Just what the doctor ordered: A bio-pill for crops

TV Jayan New Delhi | Updated on July 16, 2019

Biocapsules can enhance the shelf life of microbial strains substantially

ICAR scientists develop technology to pack microbial strains in tiny capsules

These biocapsules pack the punch, literally. Researchers at an Indian Council of Agricultural Research (ICAR) institute in Kerala have found a way to pack bugs beneficial to farmers in tiny capsules, eliminating the need for lugging around sacks of biofertilisers as farmers do currently.

The technology developed by scientists at the Indian Institute of Spices Research (IISR) in Kozhikode offers several benefits. Besides reducing the quantity of beneficial microbial strains to be carried around by farmers, it provides them with an optimal way of delivering these biologically active organisms and enhances their shelf lives substantially. In addition, as these microbial strains are retained in dormant stage, there is no worry of they losing their viability in room temperatures as is the case with many liquid-based bioformulations.

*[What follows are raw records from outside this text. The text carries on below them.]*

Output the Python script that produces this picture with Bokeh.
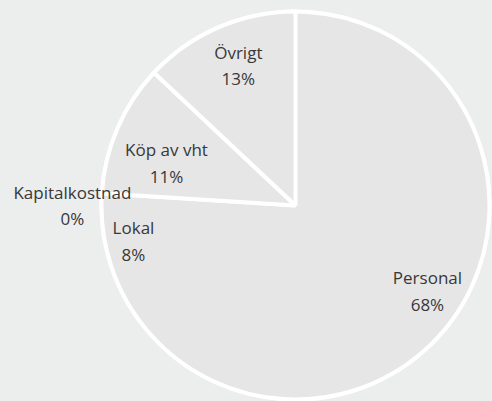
import math
from bokeh.plotting import figure
from bokeh.models import Range1d, ColumnDataSource
from bokeh.core.properties import value
from bokeh.embed import file_html
from bokeh.resources import INLINE

# Data (clockwise from 12 o'clock)
categories = ["Personal", "Lokal", "Kapitalkostnad", "Köp av vht", "Övrigt"]
shares = [68, 8, 0, 11, 13]
# label placement: radius fraction and angular nudge (degrees) per label
label_radius = [0.81, 0.855, 1.15, 0.70, 0.78]
label_nudge = [-0.5, 1.6, 3.6, 5.2, -1.2]

W, H = 492, 401
BG = "#ECEDED"
cx, cy, R = 295, H - 205, 194

total = sum(shares)
starts, ends, mids = [], [], []
acc = 0.0
for s in shares:
    a0 = math.pi / 2 - 2 * math.pi * acc / total
    acc += s
    a1 = math.pi / 2 - 2 * math.pi * acc / total
    starts.append(a0)
    ends.append(a1)
    mids.append((a0 + a1) / 2)

angs = [m + math.radians(n) for m, n in zip(mids, label_nudge)]
lx = [cx + f * R * math.cos(a) for f, a in zip(label_radius, angs)]
ly = [cy + f * R * math.sin(a) for f, a in zip(label_radius, angs)]
labels = [f"{c}\n{s}%" for c, s in zip(categories, shares)]

src = ColumnDataSource(dict(start=starts, end=ends, x=lx, y=ly, label=labels))

p = figure(width=W, height=H, output_backend="svg", toolbar_location=None,
           x_range=Range1d(0, W), y_range=Range1d(0, H),
           min_border=0, outline_line_color=None,
           background_fill_color=BG, border_fill_color=BG)
p.axis.visible = False
p.grid.visible = False

p.wedge(x=cx, y=cy, radius=R, start_angle="start", end_angle="end",
        direction="clock", source=src, fill_color="#E6E6E6",
        line_color="white", line_width=4)

p.text(x="x", y="y", text="label", source=src, text_align="center",
       text_baseline="middle", text_font=value("Open Sans"),
       text_font_size="17px", text_color="#383838", text_line_height=1.15)

html = file_html(p, INLINE)
html = html.replace("<head>", "<head><style>body{background:%s;}</style>" % BG, 1)
open("out.html", "w").write(html)
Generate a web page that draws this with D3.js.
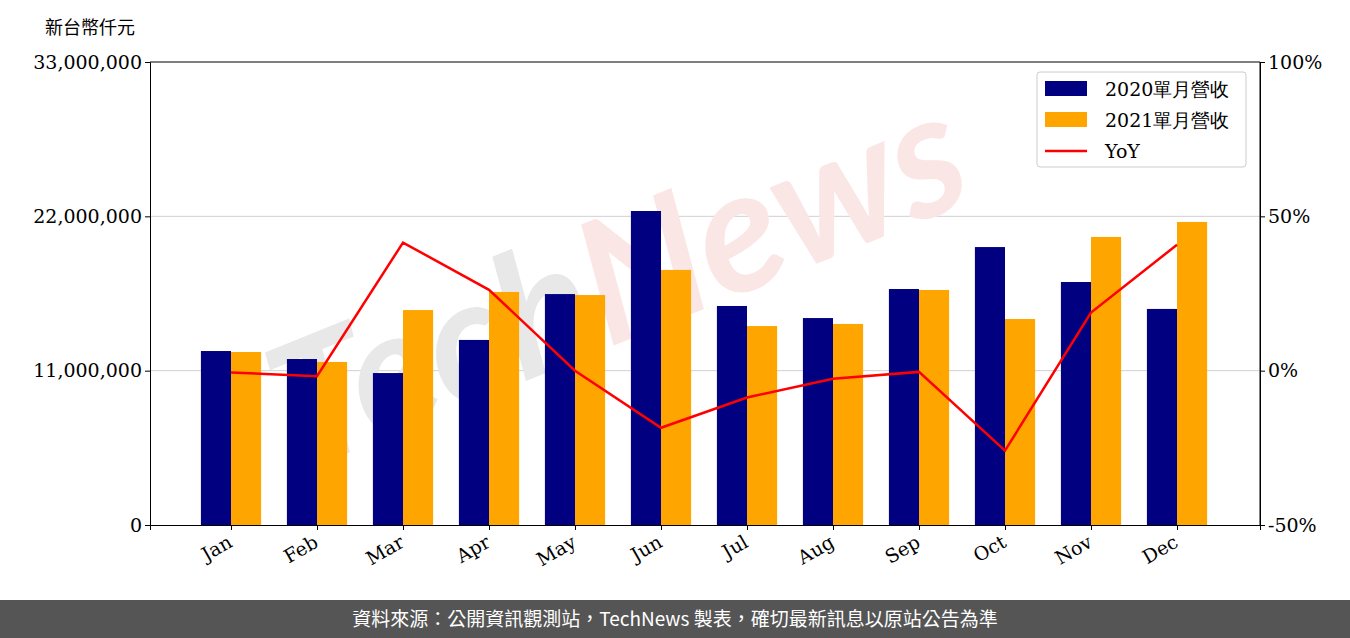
<!DOCTYPE html>
<html><head><meta charset="utf-8">
<script src="https://cdn.jsdelivr.net/npm/d3@7"></script>
<style>body{margin:0;background:#fff}svg{display:block}</style>
</head><body><div id="chart"></div>
<script>
const months = ['Jan','Feb','Mar','Apr','May','Jun','Jul','Aug','Sep','Oct','Nov','Dec'];
const rev2020 = [12.40,11.83,10.83,13.19,16.46,22.38,15.61,14.75,16.82,19.81,17.32,15.40].map(v => v * 1e6);
const rev2021 = [12.33,11.62,15.32,16.61,16.39,18.18,14.18,14.33,16.75,14.68,20.53,21.60].map(v => v * 1e6);
const yoy = [-0.6,-1.8,41.5,26.2,0.0,-18.5,-8.7,-2.6,-0.4,-25.9,18.8,40.8];
const leftTicks = [0, 11e6, 22e6, 33e6];
const rightTicks = [-50, 0, 50, 100];

const W = 1350, H = 638;
const m = {l: 150, r: 1260, t: 62, b: 525};
const serif = 'DejaVu Serif, serif';
const cjk = '"Noto Sans CJK TC", sans-serif';

const svg = d3.select('#chart').append('svg').attr('width', W).attr('height', H);

const x = d3.scaleLinear().domain([-0.942, 11.965]).range([m.l, m.r]);
const y = d3.scaleLinear().domain([0, 33e6]).range([m.b, m.t]);
const y2 = d3.scaleLinear().domain([-50, 100]).range([m.b, m.t]);
const bw = x(0.35) - x(0);

// gridlines
svg.append('g').selectAll('line').data([11e6, 22e6]).join('line')
  .attr('x1', m.l).attr('x2', m.r).attr('y1', d => y(d)).attr('y2', d => y(d))
  .attr('stroke', '#d0d0d0').attr('stroke-width', 1);

// watermark
const wm = svg.append('text')
  .attr('transform', 'translate(640,335) rotate(-22)')
  .attr('text-anchor', 'middle').attr('font-family', 'Lato, sans-serif')
  .attr('font-weight', 'bold').attr('font-style', 'italic').attr('font-size', 172);
wm.append('tspan').text('Tech').attr('fill', '#e8e8e8');
wm.append('tspan').text('News').attr('fill', '#fbe6e6');

svg.append('g').selectAll('rect').data(rev2020).join('rect')
  .attr('x', (d, i) => x(i) - bw).attr('width', bw)
  .attr('y', d => y(d)).attr('height', d => m.b - y(d)).attr('fill', '#000080');
svg.append('g').selectAll('rect').data(rev2021).join('rect')
  .attr('x', (d, i) => x(i)).attr('width', bw)
  .attr('y', d => y(d)).attr('height', d => m.b - y(d)).attr('fill', '#ffa500');

svg.append('path').datum(yoy)
  .attr('d', d3.line().x((d, i) => x(i)).y(d => y2(d)))
  .attr('fill', 'none').attr('stroke', '#ff0000').attr('stroke-width', 2.5);

// axes
const gl = svg.append('g').attr('transform', `translate(${m.l},0)`)
  .call(d3.axisLeft(y).tickValues(leftTicks).tickFormat(d3.format(',')).tickSizeOuter(0).tickSize(5));
const gr = svg.append('g').attr('transform', `translate(${m.r},0)`)
  .call(d3.axisRight(y2).tickValues(rightTicks).tickFormat(d => d + '%').tickSizeOuter(0).tickSize(5));
const gb = svg.append('g').attr('transform', `translate(0,${m.b})`)
  .call(d3.axisBottom(x).tickValues(d3.range(12)).tickFormat(i => months[i]).tickSizeOuter(0).tickSize(5));
[gl, gr, gb].forEach(g => {
  g.selectAll('text').attr('font-family', serif).attr('font-size', 19).attr('fill', '#000');
  g.selectAll('line,path').attr('stroke', '#000');
});
gb.selectAll('text').attr('text-anchor', 'end').attr('dy', 0)
  .attr('transform', 'translate(-2,14) rotate(-30)');
svg.append('line').attr('x1', m.l).attr('x2', m.r).attr('y1', m.t).attr('y2', m.t).attr('stroke', '#000');
svg.append('line').attr('x1', m.r).attr('x2', m.r).attr('y1', m.t).attr('y2', m.b).attr('stroke', '#000');

svg.append('text').text('新台幣仟元').attr('x', 45).attr('y', 34)
  .attr('font-family', cjk).attr('font-size', 18);

// legend
const lg = svg.append('g').attr('transform', 'translate(1037,72)');
lg.append('rect').attr('width', 209).attr('height', 95).attr('rx', 3)
  .attr('fill', '#fff').attr('fill-opacity', 0.8).attr('stroke', '#ccc');
const items = [['2020單月營收', '#000080', 'rect'], ['2021單月營收', '#ffa500', 'rect'], ['YoY', '#ff0000', 'line']];
items.forEach(([t, c, k], i) => {
  const yy = 17 + i * 31;
  if (k === 'rect') lg.append('rect').attr('x', 8).attr('y', yy - 8).attr('width', 42).attr('height', 15).attr('fill', c);
  else lg.append('line').attr('x1', 8).attr('x2', 50).attr('y1', yy).attr('y2', yy).attr('stroke', c).attr('stroke-width', 2.5);
  lg.append('text').text(t).attr('x', 68).attr('y', yy + 7)
    .attr('font-family', serif).attr('font-size', 19);
});

// footer
svg.append('rect').attr('x', 0).attr('y', 600).attr('width', W).attr('height', 38).attr('fill', '#555');
svg.append('text').text('資料來源：公開資訊觀測站，TechNews 製表，確切最新訊息以原站公告為準')
  .attr('x', W / 2).attr('y', 626).attr('text-anchor', 'middle')
  .attr('font-family', cjk).attr('font-size', 19).attr('fill', '#fff');
</script></body></html>
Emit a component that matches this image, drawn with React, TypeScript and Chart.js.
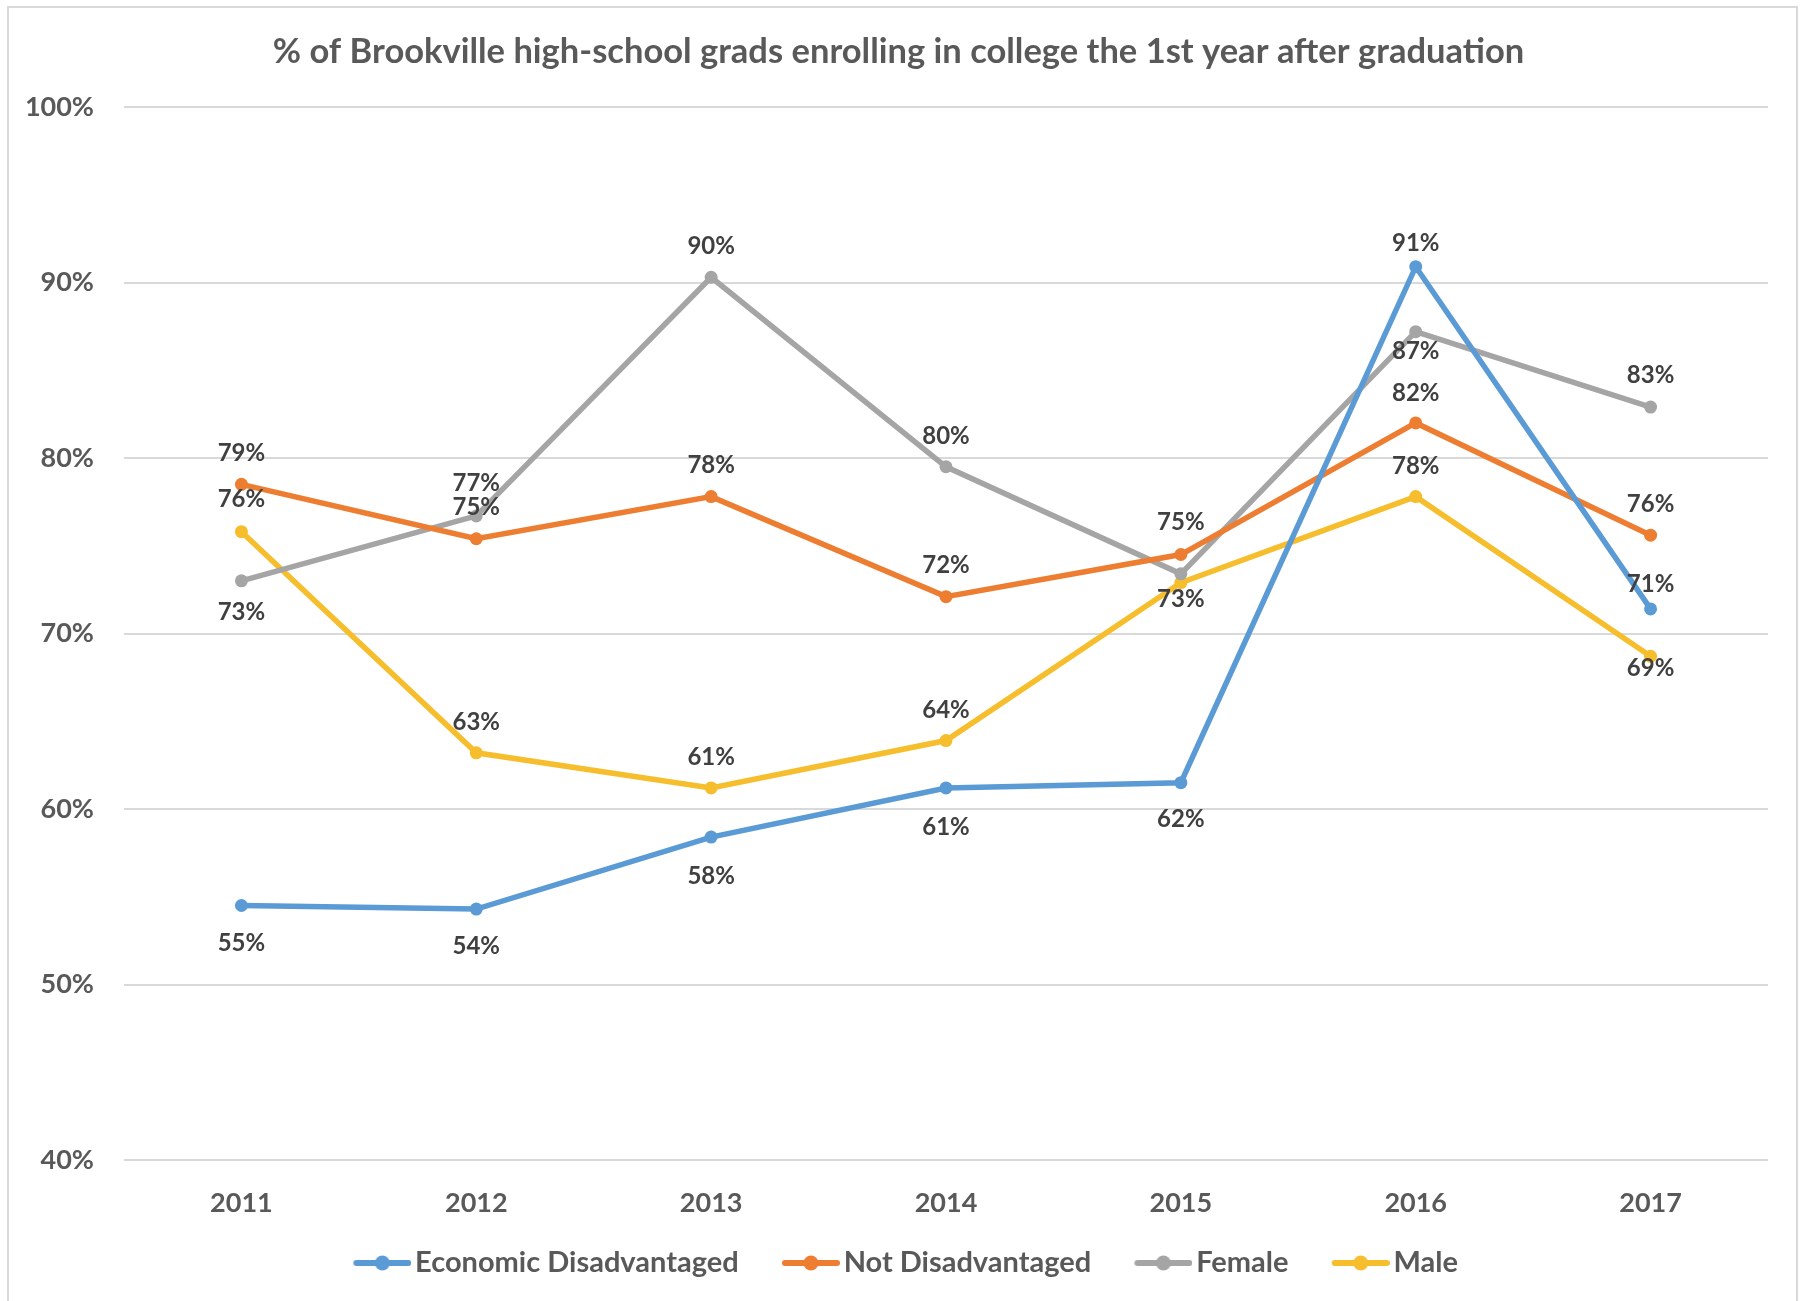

The achievement by the IISR scientists led by Dinesh Raghavan is remarkable because no such technology is commercially available world over. “Successful investigations on encapsulation of microbial strains so far are largely confined to the laboratory and no commercial products are available in the market yet,” said Raghavan, who developed the technology together with former IISR director Muthuswamy Anandaraj and a junior colleague, YK Bini. The scientists already have a patent application pending for the proprietary encapsulation technology in many countries.

Currently, various forms of plant growth promoting rhizobacteria (PGPR) formulations are sold commercially. While some are powder-based formulations, others are liquid-based.

One-gram capsule

“The biocapsules made with our technology weigh just one gram. But the microbial population they contain is equivalent to what is present in a one-kg pack of powder-based biofertliser or a one-litre bottle,” said Raghavan.

According to him, the beauty of the technology is that it can be used for packing any kind of farm-friendly microbes, including nitrogen-fixing bacteria, solubolise phosphates, micronutrients and fungi that help control pathogens.

Biofertilisers and biostimulatants have become popular in the last few years with organic farming increasingly becoming popular.

Can reduce fertiliser use

“The use of beneficial microbes can cut fertiliser use by as much as 25 per cent,” Raghavan told BusinessLine.

The IISR technology is already attracting a lot of attention. Many firms working in the crop nutrient and protection space have already approached the ICAR institute for licensing the technology. Kodugu Agritech, an agri start-up firm founded by microbiologist Chaitra Narayan a few years ago, is one of them.

The Kushalnagar, Karnataka-based firm has developed biocapsules containing microbes that can be used for a variety of horticulture, ornamental and spices crops. “We have been marketing these biocapsules since 2016 in five States,” said Narayan whose venture won laurels from President Ram Nath Kovind last year. According to her, Kodagu Agritech, which started in a small way is already growing at a rate of 30-to 40 per cent annually.

The technology was also acquired recently by SRT Agro Sciences, a Raipur-based biofertiliser/biopesticide firm. SRT plans to extend the biocapsule technology to eight different registered bioagents for biocontrol as well as growth promotion in a wide range of crops, including legumes, vegetables, trees, ornamentals, cereals, beverages, fruits and spices. SRT has already set up a plant that which can produce one lakh biocapsules a day.